Reputation: 2003
I've got a dataframe consisting of a group and 2 value columns, as such:
group val1 val2
A 5 3
A 2 4
A 3 1
B 3 6
B 2 1
B 0 2
I want to work out the number of rows where val1 > val2, split by subset. Initially I hardcoded this per subgroup with:
number_a <- nrow(subset(df, group=="A" & val1 > val2))
number_b <- nrow(subset(df, group=="B" & val1 > val2))
What's the proper way of automating this? I tried using the split()

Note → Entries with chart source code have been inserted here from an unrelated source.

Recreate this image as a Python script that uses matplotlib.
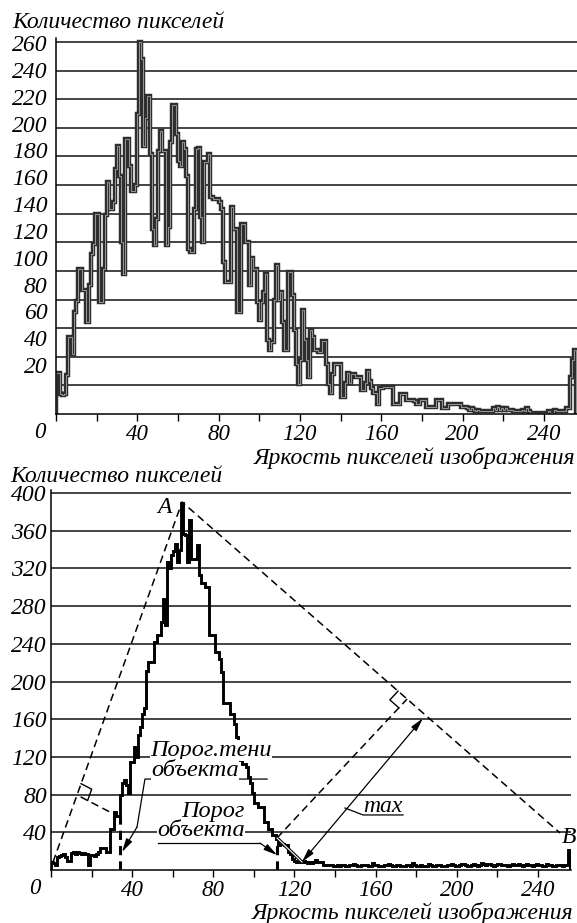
import numpy as np
import matplotlib.pyplot as plt

plt.rcParams['font.family'] = ['Liberation Serif', 'DejaVu Serif']
plt.rcParams['font.style'] = 'italic'

# brightness histogram, upper chart (one value per brightness level 0..255)
top_counts = [
    29, 29, 14, 13, 14, 27, 54, 54, 42, 71, 79, 101, 101, 87, 87, 64,
    90, 112, 119, 140, 140, 78, 78, 101, 139, 162, 143, 143, 148, 171, 187, 166,
    120, 98, 192, 192, 173, 156, 156, 160, 210, 260, 248, 187, 207, 222, 182, 129,
    118, 136, 184, 198, 184, 184, 118, 131, 190, 216, 216, 196, 177, 173, 190, 185,
    166, 115, 113, 113, 143, 185, 186, 138, 120, 176, 176, 182, 152, 150, 150, 150,
    148, 143, 106, 92, 92, 92, 145, 129, 129, 71, 71, 133, 133, 120, 120, 90,
    109, 101, 101, 78, 66, 78, 85, 98, 52, 45, 50, 80, 104, 80, 85, 64,
    45, 45, 99, 99, 83, 59, 35, 21, 38, 73, 52, 38, 26, 59, 54, 45,
    45, 43, 43, 51, 51, 35, 21, 15, 28, 35, 35, 35, 12, 12, 22, 29,
    22, 28, 28, 26, 26, 26, 17, 17, 22, 30, 23, 18, 15, 15, 7, 18,
    18, 19, 19, 19, 19, 19, 7, 7, 7, 14, 14, 14, 10, 10, 10, 10,
    9, 7, 7, 10, 10, 10, 5, 5, 5, 5, 5, 10, 10, 10, 4, 4,
    4, 7, 7, 7, 7, 7, 7, 5, 5, 5, 4, 3, 4, 3, 2, 3,
    2, 2, 2, 2, 2, 2, 2, 4, 3, 5, 3, 4, 3, 4, 3, 3,
    3, 2, 2, 2, 2, 3, 2, 4, 2, 1, 1, 1, 1, 1, 1, 1,
    1, 1, 2, 1, 1, 3, 2, 2, 2, 2, 2, 4, 4, 26, 38, 45,
]

# brightness histogram, lower chart
bot_counts = [
    9, 7, 5, 14, 15, 16, 17, 14, 10, 10, 18, 19, 17, 19, 18, 17,
    18, 17, 5, 16, 16, 15, 17, 19, 23, 23, 23, 19, 19, 44, 44, 62,
    57, 57, 80, 92, 96, 90, 82, 115, 115, 131, 120, 143, 152, 165, 172, 211,
    221, 221, 221, 242, 249, 249, 263, 288, 260, 327, 320, 334, 339, 346, 327, 340,
    389, 357, 355, 327, 371, 330, 330, 330, 345, 313, 304, 304, 300, 300, 249, 249,
    249, 231, 231, 224, 210, 177, 177, 177, 166, 166, 155, 141, 117, 117, 113, 113,
    109, 99, 92, 82, 71, 71, 67, 67, 67, 51, 51, 44, 44, 37, 37, 33,
    26, 28, 28, 26, 26, 19, 17, 12, 10, 9, 9, 9, 10, 8, 7, 9,
    7, 8, 11, 8, 8, 8, 5, 5, 5, 5, 5, 4, 4, 5, 4, 5,
    5, 4, 4, 5, 5, 6, 5, 4, 4, 5, 5, 5, 4, 4, 7, 5,
    5, 4, 4, 4, 5, 5, 6, 5, 4, 4, 5, 5, 4, 4, 4, 5,
    5, 4, 7, 5, 4, 4, 5, 4, 4, 4, 6, 5, 4, 4, 5, 5,
    4, 4, 4, 5, 5, 6, 5, 4, 4, 5, 6, 6, 5, 4, 4, 5,
    6, 5, 4, 5, 7, 6, 5, 6, 6, 5, 4, 5, 6, 6, 5, 5,
    5, 4, 5, 6, 5, 5, 6, 5, 4, 5, 6, 5, 5, 4, 5, 6,
    5, 5, 4, 4, 6, 5, 5, 4, 4, 5, 5, 5, 4, 5, 5, 21,
]

top_yticks = list(range(20, 261, 20))
bot_yticks = list(range(40, 401, 40))
xticks = list(range(0, 241, 20))

# construction points of the lower chart (brightness, count)
pt_A = (64.6, 390.5)
pt_left = (1.0, 8.5)
pt_B = (250.9, 39.3)
shadow_thr = (34.0, 56.0)
shadow_foot = (12.8, 79.6)
obj_thr = (111.4, 34.0)
obj_foot = (175.5, 181.4)
max_tail = (123.7, 8.5)
max_head = (183.3, 161.0)

edges = np.arange(len(top_counts) + 1)
FS = 17
FS_TICK = 16.5
FS_NOTE = 17.5

fig = plt.figure(figsize=(5.77, 9.23), dpi=100)
W, H = 577.0, 923.0


def style_axes(ax, yticks):
    for s in ('top', 'right'):
        ax.spines[s].set_visible(False)
    for s in ('left', 'bottom'):
        ax.spines[s].set_linewidth(1.1)
    ax.set_yticks(yticks)
    ax.grid(axis='y', color='#111111', lw=1.1)
    ax.set_axisbelow(True)
    ax.set_xticks(xticks)
    ax.set_xticklabels(['' if (t % 40 or t == 0) else str(t) for t in xticks], fontsize=FS_TICK)
    ax.tick_params(axis='x', direction='out', length=5, width=1)
    ax.annotate('0', xy=(0, 0), xycoords=('data', 'axes fraction'),
                xytext=(-11.5, -6), textcoords='offset points',
                ha='center', va='top', fontsize=FS_TICK)


# ---- upper chart
ax1 = fig.add_axes([56 / W, 1 - 414 / H, 521 / W, 376 / H])
ax1.stairs(top_counts, edges, color='#2e2e2e', lw=3.2)
ax1.stairs(top_counts, edges, color='#a8a8a8', lw=0.6)
ax1.set_xlim(0, 256.3)
ax1.set_ylim(0, 262.8)
style_axes(ax1, top_yticks)
ax1.tick_params(axis='y', length=0, labelleft=False)
ax1.tick_params(axis='x', pad=2.5)

# the value column on the left is typeset a bit tighter than the grid
sec = ax1.secondary_yaxis('left', functions=(lambda p: 20 + (p - 34.2) / 0.938,
                                              lambda s: 34.2 + (s - 20) * 0.938))
sec.set_yticks(top_yticks)
sec.set_yticklabels([str(t) for t in top_yticks], fontsize=FS)
sec.spines['left'].set_visible(False)
sec.tick_params(length=0, pad=6)

fig.text(12 / W, 1 - 23 / H, 'Количество пикселей', fontsize=FS, ha='left', va='center')
fig.text(575 / W, 1 - 458 / H, 'Яркость пикселей изображения', fontsize=FS,
         ha='right', va='center')

# ---- lower chart
ax2 = fig.add_axes([51 / W, 1 - 870 / H, 520.4 / W, 380 / H])
ax2.set_xlim(0, 256.5)
ax2.set_ylim(0, 403.2)
style_axes(ax2, bot_yticks)
ax2.set_yticklabels([str(t) for t in bot_yticks], fontsize=FS)
ax2.tick_params(axis='y', length=0, pad=3)
ax2.tick_params(axis='x', pad=2)
ax2.stairs(bot_counts, edges, color='black', lw=2.1, zorder=3)

fig.text(10 / W, 1 - 476 / H, 'Количество пикселей', fontsize=FS, ha='left', va='center')
fig.text(573 / W, 1 - 913 / H, 'Яркость пикселей изображения', fontsize=FS,
         ha='right', va='center')

dash = dict(color='black', lw=1.1, ls=(0, (5, 3)), zorder=4)
ax2.plot([pt_left[0], pt_A[0], pt_B[0]], [pt_left[1], pt_A[1], pt_B[1]], **dash)
ax2.plot([shadow_thr[0], shadow_foot[0]], [shadow_thr[1], shadow_foot[1]], **dash)
ax2.plot([obj_thr[0], obj_foot[0]], [obj_thr[1], obj_foot[1]], **dash)
# threshold markers
thick = dict(color='black', lw=2.2, ls=(0, (3, 2)), zorder=5)
ax2.plot([shadow_thr[0], shadow_thr[0]], [0, shadow_thr[1]], **thick)
ax2.plot([obj_thr[0], obj_thr[0]], [0, obj_thr[1]], **thick)

ax2.text(pt_A[0] - 5, pt_A[1] - 6, 'A', fontsize=FS, ha='right', va='center')
ax2.text(pt_B[0] + 1, pt_B[1] - 5, 'B', fontsize=FS, ha='left', va='center')


def right_angle(ax, foot, p1, p2, size=12):
    T = ax.transData
    f = T.transform(foot)
    a = T.transform(p1)
    b = T.transform(p2)
    u = (a - f) / np.linalg.norm(a - f) * size
    w = (b - f) / np.linalg.norm(b - f) * size
    pts = T.inverted().transform(np.array([f + u, f + u + w, f + w]))
    ax.plot(pts[:, 0], pts[:, 1], color='black', lw=1.0, zorder=5)


right_angle(ax2, shadow_foot, pt_A, shadow_thr)
right_angle(ax2, obj_foot, pt_A, obj_thr)

# max distance arrow
ax2.plot([obj_thr[0], max_tail[0]], [obj_thr[1], max_tail[1]], color='black', lw=2.4, zorder=5)
ax2.plot([obj_thr[0], max_tail[0]], [obj_thr[1], max_tail[1]], color='white', lw=0.8, zorder=6)
ax2.annotate('', xy=max_head, xytext=max_tail,
             arrowprops=dict(arrowstyle='<|-|>,head_length=0.8,head_width=0.2',
                             color='black', lw=0.9, shrinkA=0, shrinkB=0), zorder=6)
ax2.text(163.6, 67.5, 'max', fontsize=FS, ha='center', va='center', zorder=6)
ax2.plot([144.9, 153.8, 173.5], [65.8, 58.4, 58.4], color='black', lw=0.9, zorder=6)

box = dict(facecolor='white', edgecolor='none', pad=0.2)
ax2.text(79.0, 126.8, 'Порог.тени', fontsize=FS_NOTE, ha='center', va='center', bbox=box, zorder=6)
ax2.text(71.0, 106.0, 'объекта', fontsize=FS_NOTE, ha='center', va='center', bbox=box, zorder=7)
ax2.plot([106.5, 46.3, 42.4], [96.5, 96.5, 45.6], color='black', lw=0.9, zorder=6)
ax2.annotate('', xy=(35.0, 19.1), xytext=(42.4, 45.6),
             arrowprops=dict(arrowstyle='-|>,head_length=0.8,head_width=0.2',
                             color='black', lw=0.9, shrinkA=0, shrinkB=0), zorder=6)

ax2.text(79.8, 62.5, 'Порог', fontsize=FS_NOTE, ha='center', va='center', bbox=box, zorder=7)
ax2.text(74.0, 41.5, 'объекта', fontsize=FS_NOTE, ha='center', va='center', bbox=box, zorder=6)
ax2.plot([52.7, 103.0], [28.6, 28.6], color='black', lw=0.9, zorder=6)
ax2.annotate('', xy=(111.4, 15.9), xytext=(103.0, 28.6),
             arrowprops=dict(arrowstyle='-|>,head_length=0.8,head_width=0.2',
                             color='black', lw=0.9, shrinkA=0, shrinkB=0), zorder=6)

fig.savefig('out.png', dpi=100)
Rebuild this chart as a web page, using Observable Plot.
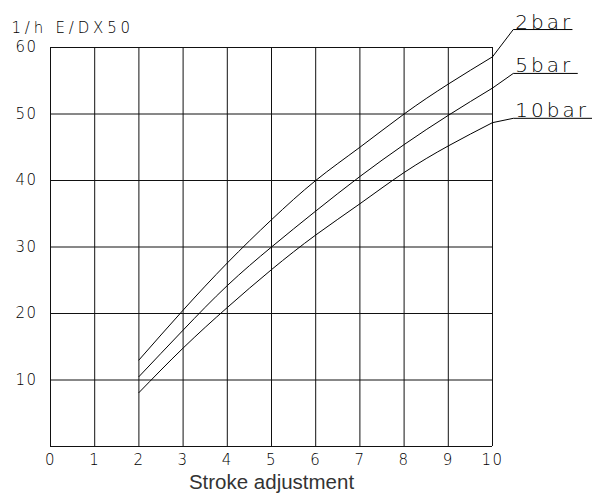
<!DOCTYPE html>
<html>
<head>
<meta charset="utf-8">
<script src="https://cdn.jsdelivr.net/npm/d3@7"></script>
<script src="https://cdn.jsdelivr.net/npm/@observablehq/plot@0.6"></script>
<style>
  body { margin: 0; background: #fff; }
</style>
</head>
<body>
<div id="chart"></div>
<script>
// ---- data ----
const strokes = [2, 3, 4, 5, 6, 7, 8, 9, 10];
const bar2  = [13.0, 20.5, 27.6, 34.1, 40.0, 45.0, 50.0, 54.5, 58.6];
const bar5  = [10.5, 17.5, 24.2, 30.0, 35.4, 40.6, 45.4, 49.8, 53.9];
const bar10 = [8.1, 14.8, 20.9, 26.6, 31.8, 36.5, 41.2, 45.2, 48.7];
const seriesNames = ["2bar", "5bar", "10bar"];
const xTicks = [0, 1, 2, 3, 4, 5, 6, 7, 8, 9, 10];
const yGrid = [0, 10, 20, 30, 40, 50, 60];
const yLabels = [10, 20, 30, 40, 50, 60];
const titleText = "1/h E/DX50";
const xLabelText = "Stroke adjustment";
// label annotation anchors (data units): knee of leader and end of underline
const labelKneeX = [10.47, 10.47, 10.47];
const labelKneeY = [62.7, 56.1, 49.35];
const labelEndX = [11.8, 11.92, 12.3];

// ---- build tables ----
const seriesValues = [bar2, bar5, bar10];
const rows = [];
seriesNames.forEach((s, i) => strokes.forEach((x, j) => rows.push({series: s, x, y: seriesValues[i][j]})));
const leaders = [];
seriesNames.forEach((s, i) => {
  const v = seriesValues[i];
  leaders.push({series: s, x: strokes[strokes.length - 1], y: v[v.length - 1]});
  leaders.push({series: s, x: labelKneeX[i], y: labelKneeY[i]});
  leaders.push({series: s, x: labelEndX[i], y: labelKneeY[i]});
});
const labels = seriesNames.map((s, i) => ({series: s, x: labelKneeX[i], y: labelKneeY[i]}));

const cad = "'DejaVu Sans', sans-serif";

const chart = Plot.plot({
  width: 592,
  height: 497,
  marginLeft: 50,
  marginRight: 100,
  marginTop: 47,
  marginBottom: 51,
  style: {background: "#fff", color: "#000", overflow: "visible"},
  x: {domain: [0, 10]},
  y: {domain: [0, 60]},
  marks: [
    Plot.ruleX(xTicks, {stroke: "#111", strokeWidth: 1}),
    Plot.ruleY(yGrid, {stroke: "#111", strokeWidth: 1}),
    Plot.line(rows, {x: "x", y: "y", z: "series", curve: "natural", stroke: "#000", strokeWidth: 1}),
    Plot.line(leaders, {x: "x", y: "y", z: "series", stroke: "#000", strokeWidth: 1, clip: false}),
    Plot.text(labels, {x: "x", y: "y", text: "series", textAnchor: "start", lineAnchor: "bottom", dx: 2, dy: -1,
      fontSize: 20, fontFamily: cad, fontWeight: 200, fill: "#000", clip: false}),
    Plot.axisX({ticks: xTicks, tickSize: 0, tickPadding: 8, fontSize: 15, label: null, tickFormat: d => String(d)}),
    Plot.axisY({ticks: yLabels, tickSize: 0, tickPadding: 13, fontSize: 15, label: null, tickFormat: d => String(d)}),
    Plot.text([titleText], {frameAnchor: "top-left", text: d => d, textAnchor: "start", dx: -39, dy: -25,
      fontSize: 15, fontFamily: cad, fontWeight: 200, fill: "#000"}),
    Plot.text([xLabelText], {frameAnchor: "bottom", text: d => d, textAnchor: "middle", dy: 42,
      fontSize: 20.5, fontFamily: "'Liberation Sans', Arial, sans-serif", fill: "#333"})
  ]
});

// text styling that Plot's text options do not cover
d3.select(chart).selectAll("text").each(function() {
  const t = this.textContent;
  const s = this.style;
  if (seriesNames.includes(t)) {
    s.letterSpacing = "3px";
  } else if (t === titleText) {
    s.letterSpacing = "3.8px";
  } else if (/^\d+$/.test(t)) {
    s.fontSize = "15px";
    s.fontFamily = cad;
    s.fontWeight = "200";
    s.fill = "#000";
    s.letterSpacing = "1.5px";
  }
});
document.getElementById("chart").appendChild(chart);
</script>
</body>
</html>
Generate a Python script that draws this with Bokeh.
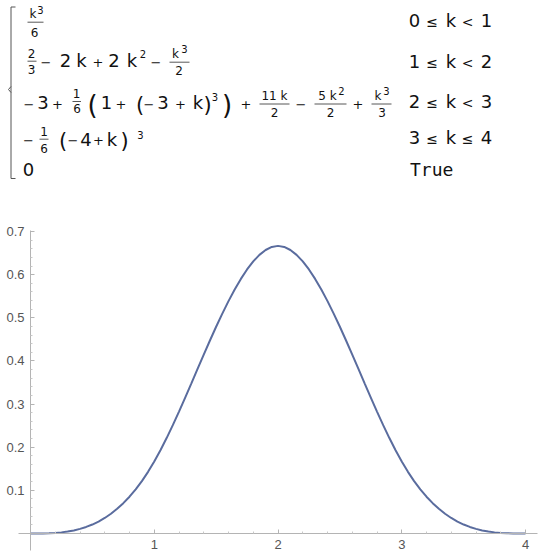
from bokeh.plotting import figure
from bokeh.models import ColumnDataSource, Range1d, FixedTicker
from bokeh.embed import file_html
from bokeh.resources import INLINE
from bokeh.core.properties import value, field

# ---------------- data ----------------
k_vals = [0.0, 0.05, 0.1, 0.15, 0.2, 0.25, 0.3, 0.35, 0.4, 0.45,
          0.5, 0.55, 0.6, 0.65, 0.7, 0.75, 0.8, 0.85, 0.9, 0.95,
          1.0, 1.05, 1.1, 1.15, 1.2, 1.25, 1.3, 1.35, 1.4, 1.45,
          1.5, 1.55, 1.6, 1.65, 1.7, 1.75, 1.8, 1.85, 1.9, 1.95,
          2.0, 2.05, 2.1, 2.15, 2.2, 2.25, 2.3, 2.35, 2.4, 2.45,
          2.5, 2.55, 2.6, 2.65, 2.7, 2.75, 2.8, 2.85, 2.9, 2.95,
          3.0, 3.05, 3.1, 3.15, 3.2, 3.25, 3.3, 3.35, 3.4, 3.45,
          3.5, 3.55, 3.6, 3.65, 3.7, 3.75, 3.8, 3.85, 3.9, 3.95, 4.0]
spline_vals = [0.0000, 0.0000, 0.0002, 0.0006, 0.0013, 0.0026, 0.0045, 0.0071, 0.0107, 0.0152,
               0.0208, 0.0277, 0.0360, 0.0458, 0.0572, 0.0703, 0.0853, 0.1024, 0.1215, 0.1429,
               0.1667, 0.1929, 0.2212, 0.2512, 0.2827, 0.3151, 0.3482, 0.3815, 0.4147, 0.4474,
               0.4792, 0.5097, 0.5387, 0.5656, 0.5902, 0.6120, 0.6307, 0.6459, 0.6572, 0.6642,
               0.6667, 0.6642, 0.6572, 0.6459, 0.6307, 0.6120, 0.5902, 0.5656, 0.5387, 0.5097,
               0.4792, 0.4474, 0.4147, 0.3815, 0.3482, 0.3151, 0.2827, 0.2512, 0.2212, 0.1929,
               0.1667, 0.1429, 0.1215, 0.1024, 0.0853, 0.0703, 0.0572, 0.0458, 0.0360, 0.0277,
               0.0208, 0.0152, 0.0107, 0.0071, 0.0045, 0.0026, 0.0013, 0.0006, 0.0002, 0.0000, 0.0000]

x_ticks = [1, 2, 3, 4]
x_minor = [0.2, 0.4, 0.6, 0.8, 1.2, 1.4, 1.6, 1.8, 2.2, 2.4, 2.6, 2.8,
           3.2, 3.4, 3.6, 3.8]
y_ticks = [0.1, 0.2, 0.3, 0.4, 0.5, 0.6, 0.7]
y_minor = [0.02, 0.04, 0.06, 0.08, 0.12, 0.14, 0.16, 0.18, 0.22, 0.24, 0.26, 0.28,
           0.32, 0.34, 0.36, 0.38, 0.42, 0.44, 0.46, 0.48, 0.52, 0.54, 0.56, 0.58,
           0.62, 0.64, 0.66, 0.68]

conditions = [["0", "≤", "k", "<", "1"],
              ["1", "≤", "k", "<", "2"],
              ["2", "≤", "k", "<", "3"],
              ["3", "≤", "k", "≤", "4"]]
otherwise_text = "True"

# ---------------- formula layout (pixel positions of the typeset piecewise) ----------------
SIZES = {"m": 18, "f": 12, "s": 10, "o": 13, "P": 26, "p": 21, "c": 18, "co": 14}
BASE_SHIFT = 0.38   # observed offset of rendered text vs. requested baseline, in em
tokens = [
    # row 1 : k^3/6
    ("k", 32.5, 18.5, "f"), ("3", 40, 13.5, "s"), ("6", 34, 36.5, "f"),
    # row 2 : 2/3 - 2k + 2k^2 - k^3/2
    ("2", 31, 57.5, "f"), ("3", 31, 74, "f"),
    ("−", 45.5, 67, "o"), ("2", 65, 67, "m"), ("k", 81, 67, "m"), ("+", 97.5, 67, "o"),
    ("2", 113.5, 67, "m"), ("k", 131.5, 67, "m"), ("2", 142.5, 57, "s"), ("−", 155.5, 67, "o"),
    ("k", 175, 58, "f"), ("3", 184, 52.5, "s"), ("2", 178.5, 75, "f"),
    # row 3
    ("−", 28.5, 108.5, "o"), ("3", 42.5, 109, "m"), ("+", 57, 108.5, "o"),
    ("1", 76, 97.5, "f"), ("6", 76.5, 112.5, "f"),
    ("(", 92, 114, "P"), ("1", 106, 109, "m"), ("+", 120.5, 108.5, "o"),
    ("(", 139.5, 112, "p"), ("−", 148.5, 108.5, "o"), ("3", 162.5, 109, "m"), ("+", 180, 108.5, "o"),
    ("k", 197.5, 109, "m"), (")", 207, 112, "p"), ("3", 214.5, 100, "s"), (")", 226.5, 114, "P"),
    ("+", 245.5, 108.5, "o"),
    ("11 k", 274, 100, "f"), ("2", 274, 117, "f"),
    ("−", 300.5, 108.5, "o"),
    ("5 k", 327, 100, "f"), ("2", 341, 94.5, "s"), ("2", 330, 117, "f"),
    ("+", 357.5, 108.5, "o"),
    ("k", 377.5, 100, "f"), ("3", 386, 94.5, "s"), ("3", 381.5, 117, "f"),
    # row 4 : -1/6 (-4+k)^3
    ("−", 28, 145, "o"), ("1", 43.5, 135.5, "f"), ("6", 43.5, 153, "f"),
    ("(", 62.5, 148.5, "p"), ("−", 72.5, 145, "o"), ("4", 85.5, 145.5, "m"), ("+", 98, 145, "o"),
    ("k", 111.5, 145.5, "m"), (")", 124, 148.5, "p"), ("3", 140, 138, "s"),
    # row 5
    ("0", 28, 176, "m"),
]
frac_bars = [(27, 43, 21.7), (27, 36, 60.7), (169, 189, 61.7), (72, 80.5, 101),
             (259, 289, 103.5), (314, 346, 103.5), (371, 391, 103.5), (39, 48, 138.7)]
cond_x = [414, 431.5, 450.5, 467, 486]
cond_y = [27, 68, 108, 143.5]
true_y = 176

tx, ty, tt, ts = [], [], [], []
def put(t, x, y, size):
    tx.append(x); ty.append(y - BASE_SHIFT * size); tt.append(t); ts.append("%dpx" % size)
for t, x, y, kind in tokens:
    put(t, x, y, SIZES[kind])
for row, yy in zip(conditions, cond_y):
    for t, xx in zip(row, cond_x):
        put(t, xx, yy, SIZES["co"] if t in ("≤", "<") else SIZES["c"])
tsrc = ColumnDataSource(dict(x=tx, y=ty, text=tt, size=ts))

ORG = 0               # page offset of the canvas (observed)
W, H = 538, 556
PX_PER_X = 123.75     # pixels per unit of k
PX_PER_Y = 431.4      # pixels per unit of value
X0_PIX, Y0_PIX = 30, 533   # picture pixel of the origin

p = figure(width=W, height=H,
           x_range=Range1d((ORG - X0_PIX) / PX_PER_X, (ORG + W - X0_PIX) / PX_PER_X),
           y_range=Range1d(-(ORG + H - Y0_PIX) / PX_PER_Y, (Y0_PIX - ORG) / PX_PER_Y),
           output_backend="svg", toolbar_location=None, min_border=0)
p.extra_x_ranges = {"px": Range1d(ORG, ORG + W)}
p.extra_y_ranges = {"py": Range1d(ORG + H, ORG)}
p.grid.visible = False
p.outline_line_color = None

# ---- formula ----
p.text(x="x", y="y", text="text", source=tsrc, x_range_name="px", y_range_name="py",
       text_font=value("DejaVu Sans"), text_font_size=field("size"),
       text_align="center", text_baseline="alphabetic", text_color="#111111")
p.text(x=[409.5], y=[true_y - BASE_SHIFT * 18], text=[otherwise_text],
       x_range_name="px", y_range_name="py",
       text_font=value("DejaVu Sans Mono"), text_font_size="18px",
       text_align="left", text_baseline="alphabetic", text_color="#111111")
p.segment(x0=[b[0] for b in frac_bars], x1=[b[1] for b in frac_bars],
          y0=[b[2] for b in frac_bars], y1=[b[2] for b in frac_bars],
          x_range_name="px", y_range_name="py", line_color="#444444", line_width=0.9)
p.line(x=[15, 10.5, 10.5, 15], y=[6.5, 6.5, 178, 178], x_range_name="px", y_range_name="py",
       line_color="#555555", line_width=1)
p.line(x=[10.5, 8, 10.5], y=[86, 89, 92], x_range_name="px", y_range_name="py",
       line_color="#555555", line_width=1)

# ---- curve ----
p.line(x=k_vals, y=spline_vals, line_color="#5a6c9e", line_width=2)

p.xaxis.ticker = FixedTicker(ticks=x_ticks, minor_ticks=x_minor)
p.yaxis.ticker = FixedTicker(ticks=y_ticks, minor_ticks=y_minor)
p.xaxis.fixed_location = 0
p.yaxis.fixed_location = 0
p.xaxis.bounds = (-0.097, 4.1)
p.yaxis.bounds = (-0.04, 0.703)
for ax in (p.xaxis, p.yaxis):
    ax.axis_line_color = "#b4b4b4"
    ax.major_tick_line_color = "#b4b4b4"
    ax.minor_tick_line_color = "#c8c8c8"
    ax.major_tick_in = 4
    ax.major_tick_out = 0
    ax.minor_tick_in = 2
    ax.minor_tick_out = 0
    ax.major_label_text_font = "Liberation Sans"
    ax.major_label_text_font_size = "13px"
    ax.major_label_text_color = "#555555"
p.xaxis.major_label_standoff = 6
p.yaxis.major_label_standoff = 6

open("out.html", "w").write(file_html(p, INLINE))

function but I couldn't work out how to pass in both val1
and val2
column.
Upvotes: 2
Views: 334
Reputation: 417
You can try this
data <- data.frame(group,val1,val2)
attach(data)
aggregate(val1~group,data[which(val1 > val2),],length)
Upvotes: 1
Reputation: 92282
Pretty straight forward using data.table
If you want the number of rows
library(data.table)
setDT(df)[, .(RowsNum = sum(val1 > val2)), by = group]
# group RowsNum
# 1: A 2
# 2: B 1
If you looking for split
, apply
combinations in base R, could also try
sapply(split(df[-1], df[1]), function(x) sum(x[1] > x[2]))
# A B
# 2 1
Or using tapply
(also from base R)
tapply(with(df, val1 > val2), df[1], sum)
# group
# A B
# 2 1
If you want the rows themselves
setDT(df)[, .SD[val1 > val2]]
# group val1 val2
# 1: A 5 3
# 2: A 3 1
# 3: B 2 1
Or very simple with base R too
df[with(df, val1 > val2), ]
# group val1 val2
# 1 A 5 3
# 3 A 3 1
# 5 B 2 1
Or
subset(df, val1 > val2)
# group val1 val2
# 1 A 5 3
# 3 A 3 1
# 5 B 2 1
Upvotes: 3
Reputation: 887078
Another option using dplyr
library(dplyr)
filter(df, val1 >val2)
# group val1 val2
#1 A 5 3
#2 A 3 1
#3 B 2 1
If you need the nrows
df %>%
group_by(group) %>%
filter(val1 >val2) %>%
summarise(RowsNum=n())
# group RowsNum
#1 A 2
#2 B 1
Or using aggregate
from base R
aggregate(cbind(RowsNum = val1 > val2) ~ group, df, sum)
# group RowsNum
#1 A 2
#2 B 1
Upvotes: 2